What I take for action from this re-reading of Extraordinary Popular Delusions and the Madness of Crowds is that the “prevailing wisdom” is less about wisdom than it is the prevailing combination of hopes, fears, greed, arrogance, wishes and prayers that enough people fervently want to believe in.  And that man is a social animal influenced by others in his social, business, personal, reading or Internet-surfing circle, a circle he defines based upon his own biases, upbringing, prejudices, experience, and the comments and approbation or criticism from those around him.


So, in 1929, many years after Mackay wrote this little gem, that combination of hopes, fears, wishes and prayers that enough people fervently want to believe in led them to believe they were on a permanently high plateau from which companies could never fall.  In 2000, the same geist / sentiment prevailed in regards to dot-com companies.  It was The New Economy, A New Paradigm, The New Reality.  No it wasn’t.  Any more than home prices, circa 2006, could never fall in San Francisco, Las Vegas, Miami or wherever the proponent of exponential growth wanted so fervently to believe in.
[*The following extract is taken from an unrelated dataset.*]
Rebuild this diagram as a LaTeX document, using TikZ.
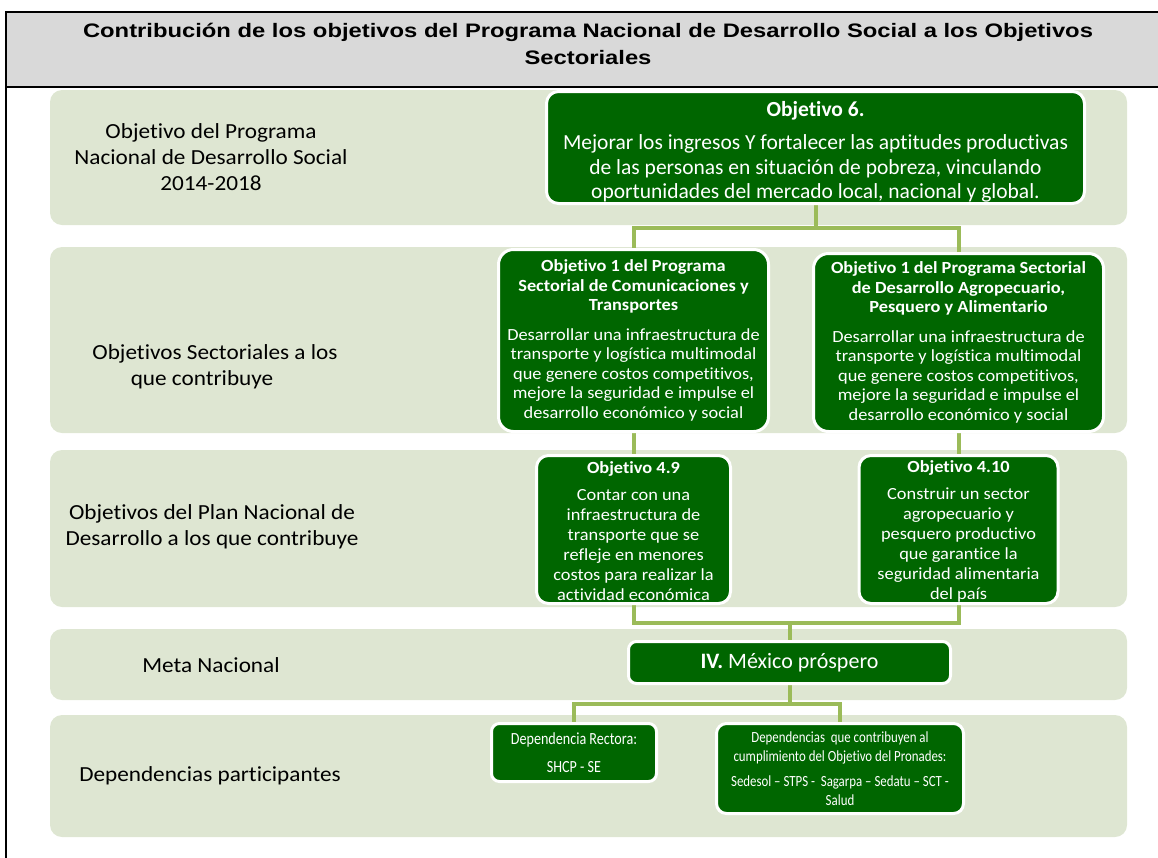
\documentclass[tikz,border=0pt]{standalone}
\usepackage{fontspec}
\setmainfont[Ligatures=NoCommon]{Carlito}
\newfontfamily\headfont[FakeStretch=1.22]{Liberation Sans}
\newfontfamily\widefont[FakeStretch=1.08,Ligatures=NoCommon]{Carlito}
\newfontfamily\narrowfont[FakeStretch=0.83,Ligatures=NoCommon]{Carlito}
\usetikzlibrary{backgrounds}
\definecolor{bandfill}{RGB}{222,230,210}
\definecolor{boxgreen}{RGB}{0,102,0}
\definecolor{linkgreen}{RGB}{155,187,89}
\definecolor{headgray}{RGB}{217,217,217}
\tikzstyle{band}=[fill=bandfill, rounded corners=12pt]
\tikzstyle{gbox}=[fill=boxgreen, draw=white, line width=3pt, rounded corners=12pt, text=white, align=center, inner sep=0pt]
\tikzstyle{lbl}=[align=center, text=black, inner sep=0pt, font={\widefont\fontsize{21.5}{26}\selectfont}]
\tikzstyle{link}=[draw=linkgreen, line width=4pt]

\begin{document}
\begin{tikzpicture}[x=1pt,y=-1pt]
\useasboundingbox (0,0) rectangle (1158,857);
% header
\fill[headgray] (6,12) rectangle (1162,87);
\draw[line width=2pt] (1162,12) -- (6,12) -- (6,860);
\draw[line width=2pt] (6,87) -- (1162,87);
\node[align=center, inner sep=0pt, font={\headfont\bfseries\fontsize{19.5}{27}\selectfont}] (head) at (588,44)
  {Contribución de los objetivos del Programa Nacional de Desarrollo Social a los Objetivos\\Sectoriales};
% row labels
\node[lbl] (lprog) at (211,157) {Objetivo del Programa\\Nacional de Desarrollo Social\\2014-2018};
\node[lbl] (lsect) at (215,367) {Objetivos Sectoriales a los\\que contribuye\hspace*{26pt}};
\node[lbl] (lplan) at (212,527) {Objetivos del Plan Nacional de\\Desarrollo a los que contribuye};
\node[lbl] (lmeta) at (211,665) {Meta Nacional};
\node[lbl] (ldep) at (210,776) {Dependencias participantes};
% green boxes
\node[gbox, minimum width=538pt, minimum height=112pt, font={\fontsize{21.5}{24.5}\selectfont}] (obj6) at (815.5,147.5)
  {\textbf{Objetivo 6.}\rule{0pt}{24pt}\\[9pt]Mejorar los ingresos Y fortalecer las aptitudes productivas\\de las personas en situación de pobreza, vinculando\\oportunidades del mercado local, nacional y global.};
\node[gbox, minimum width=270pt, minimum height=182pt, rounded corners=15pt, font={\widefont\fontsize{17}{19.5}\selectfont}] (sct) at (633.5,340.5)
  {\textbf{Objetivo 1 del Programa}\\\textbf{Sectorial de Comunicaciones y}\\\textbf{Transportes}\\[10pt]Desarrollar una infraestructura de\\transporte y logística multimodal\\que genere costos competitivos,\\mejore la seguridad e impulse el\\desarrollo económico y social};
\node[gbox, minimum width=290pt, minimum height=178pt, rounded corners=15pt, font={\widefont\fontsize{17}{19.5}\selectfont}] (agro) at (958.5,342.5)
  {\textbf{Objetivo 1 del Programa Sectorial}\\\textbf{de Desarrollo Agropecuario,}\\\textbf{Pesquero y Alimentario}\\[10pt]Desarrollar una infraestructura de\\transporte y logística multimodal\\que genere costos competitivos,\\mejore la seguridad e impulse el\\desarrollo económico y social};
\node[gbox, minimum width=194pt, minimum height=148pt, font={\widefont\fontsize{17}{20}\selectfont}] (pnd49) at (633.5,529.5)
  {\textbf{Objetivo 4.9}\rule{0pt}{16pt}\\[7pt]Contar con una\\infraestructura de\\transporte que se\\refleje en menores\\costos para realizar la\\actividad económica};
\node[gbox, minimum width=199pt, minimum height=148pt, font={\widefont\fontsize{17}{20}\selectfont}] (pnd410) at (958.5,529.5)
  {\textbf{Objetivo 4.10}\rule{0pt}{16pt}\\[7pt]Construir un sector\\agropecuario y\\pesquero productivo\\que garantice la\\seguridad alimentaria\\del país};
\node[gbox, minimum width=322pt, minimum height=42pt, rounded corners=8pt, font={\fontsize{22}{26}\selectfont}] (meta) at (789.5,662.5)
  {\textbf{IV.} México próspero};
\node[gbox, minimum width=165pt, minimum height=58pt, rounded corners=8pt, font={\narrowfont\fontsize{17}{20}\selectfont}] (rect) at (574,752.5)
  {Dependencia Rectora:\\[8pt]SHCP - SE};
\node[gbox, minimum width=247pt, minimum height=90pt, rounded corners=10pt, font={\narrowfont\fontsize{15.5}{19}\selectfont}] (contr) at (840,768.5)
  {Dependencias\ \ que contribuyen al\\cumplimiento del Objetivo del Pronades:\\[6pt]Sedesol – STPS -\ \ Sagarpa – Sedatu – SCT -\\Salud};
% bands and connectors behind the boxes
\begin{pgfonlayer}{background}
\fill[band] (50,90) rectangle (1127,225);
\fill[band] (50,247) rectangle (1127,433);
\fill[band] (50,450) rectangle (1127,607);
\fill[band] (50,629) rectangle (1127,700);
\fill[band] (50,715) rectangle (1127,837);
\draw[link] (obj6.south) -- ++(0,23) -| (sct.north);
\draw[link] (obj6.south) -- ++(0,23) -| (agro.north);
\draw[link] (sct.south) -- (pnd49.north);
\draw[link] (agro.south) -- (pnd410.north);
\draw[link] (pnd49.south) -- ++(0,18) -| (meta.north);
\draw[link] (pnd410.south) -- ++(0,18) -| (meta.north);
\draw[link] (meta.south) -- ++(0,19) -| (rect.north);
\draw[link] (meta.south) -- ++(0,19) -| (contr.north);
\end{pgfonlayer}
\end{tikzpicture}
\end{document}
And in 2010, when all those around me are investing as if there will never be another correction, retrenchment, or minor or major pullback, I am quite comfortable under-performing the market for 10 or 12 weeks and sticking with high dividend-paying equities and bond funds with 1-3 year maximum maturities, while shorting US Treasuries via the ProShares UltraShort 20+ Year Treasury ETF (TBT) or the Direxion Daily 30 YR Treasury Bear 3X (TMV) (Yes, as I always caveat, recognizing the inherent volatility of leveraged and daily-settled ETFs, all well-detailed in previous articles and comments.)  For some other income ideas and a volatility play (NYSEARCA:VXX) check here and in numerous previous articles.

Author's Disclosure: We and / or clients for whom these investments are appropriate, are still long NRP, PVR, ATLIF.PK, NZT, FTE, TBT, TIP, NSL, PFL, TMV and VXX – all with trailing stops, and all while still maintaining a good cash cushion.